CHAPTER 13

Having already taken root in Pinochet's Chile in the 1970s, the political-economic ideology of neoliberalism gained ascendancy in the Anglo-American world in the 1980s and globally in the 1990s after the Soviet bloc collapsed as a socialist alternative. In Latin America, as throughout the world, neoliberal governments adopted the "Washington Consensus" – free elections, but more importantly, removing regulatory and tariff barriers to foreign trade and investment, privatizing state- and collectively-owned properties, and cutting public payrolls and social spending. Transnational investors, local elites, and middle-class consumers reaped most of neoliberalism's benefits, while the lives of the poor and vulnerable grew increasingly precarious.

While neoliberalism, in a milder form, continued smoothly in democratic and prosperous Chile, elsewhere in Latin America the neoliberal era brought disruptive shocks.
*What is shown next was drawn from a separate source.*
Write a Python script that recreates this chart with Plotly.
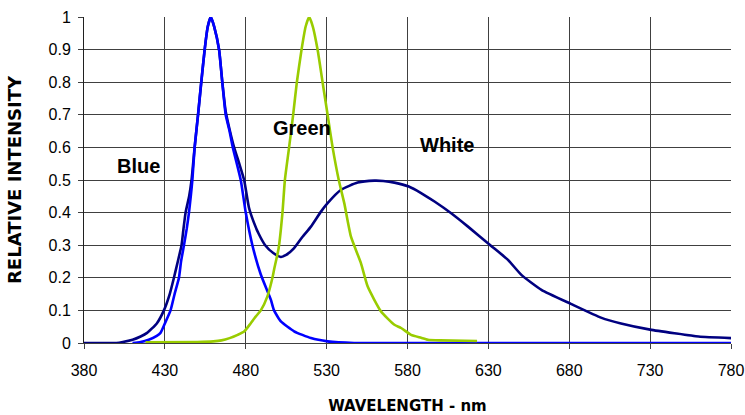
import plotly.graph_objects as go

# White LED spectrum (navy)
white_nm = [380, 400, 404, 410, 415, 419, 425, 429.4, 433, 435.6, 438, 440.3, 441.5, 442.8,
            445, 446.5, 448.4, 450.5, 452.5, 454.6, 456.5, 458.3, 460.5, 463.5, 465.5, 467.6,
            470, 472.8, 476, 479, 482, 485, 488, 492, 497, 501.7, 505, 509.9, 515, 520.3,
            526.5, 530.6, 538.9, 549.2, 559.5, 565, 571.9, 580.8, 588.4, 596.7, 607, 617.4,
            631.2, 642.1, 650.4, 662.8, 681, 700, 712, 730, 745, 760, 780]
white_val = [0, 0, 0.003, 0.01, 0.02, 0.031, 0.06, 0.1, 0.15, 0.2, 0.25, 0.3, 0.35, 0.4,
             0.45, 0.5, 0.6, 0.7, 0.8, 0.9, 0.97, 1.0, 0.97, 0.9, 0.8, 0.71,
             0.655, 0.6, 0.55, 0.5, 0.415, 0.37, 0.335, 0.3, 0.276, 0.264, 0.27, 0.291, 0.325, 0.357,
             0.403, 0.429, 0.47, 0.492, 0.498, 0.497, 0.492, 0.48, 0.46, 0.434, 0.398, 0.357,
             0.3, 0.255, 0.209, 0.163, 0.12, 0.077, 0.06, 0.041, 0.03, 0.02, 0.015]

# Blue LED spectrum
blue_nm = [410, 415, 420, 425, 427.3, 430, 433.5, 436, 438.7, 440, 441.8, 443.5, 444.9,
           446, 447, 448.4, 450.5, 452.5, 454.6, 456.5, 458.5, 460.5, 463.5, 465.5, 467.6,
           470, 472, 476.9, 480, 484.1, 489.3, 495.5, 497.5, 501.7, 509.9, 520.3, 530.6,
           547, 780]
blue_val = [0, 0.003, 0.01, 0.022, 0.031, 0.06, 0.1, 0.15, 0.2, 0.25, 0.3, 0.35, 0.4,
            0.45, 0.5, 0.6, 0.7, 0.8, 0.9, 0.97, 1.0, 0.97, 0.9, 0.8, 0.7,
            0.65, 0.6, 0.5, 0.4, 0.3, 0.21, 0.133, 0.1, 0.066, 0.036, 0.015, 0.005,
            0, 0]

# Green LED spectrum
green_nm = [418, 450, 460, 465, 470, 475, 479, 483, 486, 489.3, 493.4, 496.5, 497.5, 500.3,
            502.7, 504.2, 506.8, 509.3, 511.6, 514.5, 517, 519.2, 521.5, 524.4, 527.5, 530.6,
            533.7, 537.5, 540.9, 545, 551.2, 555.4, 563.6, 571.9, 576, 582.2, 588.4, 592.6,
            600, 623]
green_val = [0.002, 0.003, 0.005, 0.008, 0.015, 0.025, 0.035, 0.06, 0.08, 0.1, 0.143, 0.2, 0.225, 0.29,
             0.4, 0.5, 0.6, 0.7, 0.8, 0.9, 0.97, 1.0, 0.97, 0.9, 0.8, 0.7,
             0.6, 0.5, 0.429, 0.327, 0.245, 0.173, 0.097, 0.056, 0.046, 0.025, 0.016, 0.01,
             0.008, 0.006]

labels = ["Blue", "Green", "White"]
label_x = [413.7, 514.7, 604.5]
label_y = [0.543, 0.66, 0.608]

x_ticks = [380, 430, 480, 530, 580, 630, 680, 730, 780]
y_ticks = [0, 0.1, 0.2, 0.3, 0.4, 0.5, 0.6, 0.7, 0.8, 0.9, 1]
y_tick_text = ["0", "0.1", "0.2", "0.3", "0.4", "0.5", "0.6", "0.7", "0.8", "0.9", "1"]

fig = go.Figure()
fig.add_trace(go.Scatter(x=white_nm, y=white_val, mode="lines",
                         line=dict(color="#000080", width=2.6, shape="spline", smoothing=0.5),
                         name="White"))
fig.add_trace(go.Scatter(x=blue_nm, y=blue_val, mode="lines",
                         line=dict(color="#0000FF", width=2.6, shape="spline", smoothing=0.5),
                         name="Blue"))
fig.add_trace(go.Scatter(x=green_nm, y=green_val, mode="lines",
                         line=dict(color="#99CC00", width=2.6, shape="spline", smoothing=0.5),
                         name="Green"))

for t, x, y in zip(labels, label_x, label_y):
    fig.add_annotation(x=x, y=y, text="<b>%s</b>" % t, showarrow=False,
                       font=dict(family="Liberation Sans, Arial", size=20, color="black"))

fig.update_layout(
    width=745, height=415,
    margin=dict(l=84, r=14, t=17, b=72),
    paper_bgcolor="white", plot_bgcolor="white",
    showlegend=False,
    font=dict(family="Liberation Sans, Arial", size=16, color="black"),
)
fig.update_xaxes(
    range=[380, 780], tickvals=x_ticks, ticktext=[str(v) for v in x_ticks],
    showgrid=True, gridcolor="#404040", gridwidth=1,
    showline=True, linecolor="#404040", linewidth=1,
    ticks="outside", ticklen=5, tickcolor="#404040", ticklabelstandoff=8,
    zeroline=False, automargin=False,
    title=dict(text="<b>WAVELENGTH - nm</b>",
               font=dict(family="DejaVu Sans", size=15), standoff=22),
)
fig.update_yaxes(
    range=[0, 1], tickvals=y_ticks, ticktext=y_tick_text,
    showgrid=True, gridcolor="#404040", gridwidth=1,
    showline=True, linecolor="#202020", linewidth=1,
    ticks="outside", ticklen=5, tickcolor="#404040", ticklabelstandoff=4,
    zeroline=False, automargin=False,
    title=dict(text="<b>RELATIVE INTENSITY</b>",
               font=dict(family="DejaVu Sans", size=18), standoff=22),
)

fig.write_html("out.html")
Argentina's generals mismanaged halfhearted neoliberal reforms, then bowed out after losing a humiliating war against Britain. Their elected successors, like those elsewhere in the 1970s and early 1980s, binged on debt and faced hyperinflation before imposing unpopular austerity measures. After democracy returned in 1985, Brazil's civilian governments likewise wallowed in corruption and runaway inflation; the latter was eventually tamed through austerity, though the former remained entrenched. The region's big oil producers, Mexico and Venezuela, fueled their debt binges with petrodollars in the 1970s before the oil-price collapse of the mid-1980s forced them into unpopular spending cuts. In Venezuela, an aging party duopoly limped along until the 1998 elections inaugurated a new populist promising to re-found Venezuelan democracy and end neoliberalism. In Mexico, neoliberal reforms eroded the PRI's support among campesinos and organized labor, while indigenous peoples' discontent was manifest in the Zapatista uprising beginning in 1994, the day Mexico entered the NAFTA free-trade pact.

Transnational phenomena highlight other challenges of the neoliberal era. The production and trafficking of cocaine for export (mostly to the US) brought employment to hundreds of thousands in Bolivia, Peru, and Colombia. While little wealth trickled down from the drug kingpins, violence did; US-backed governments fought wars with the narcos, who shifted their smuggling routes to Mexico and Central America, with ominous implications for those countries' future. Urbanization created worsening environmental consequences, as well as a huge informal sector, where tens of millions of impoverished Latin Americans live and work without formal jobs, access to municipal services, or title to their homes. Pressures on urban families led feminists to push, with mixed success, for greater access to divorce, contraception, and abortion.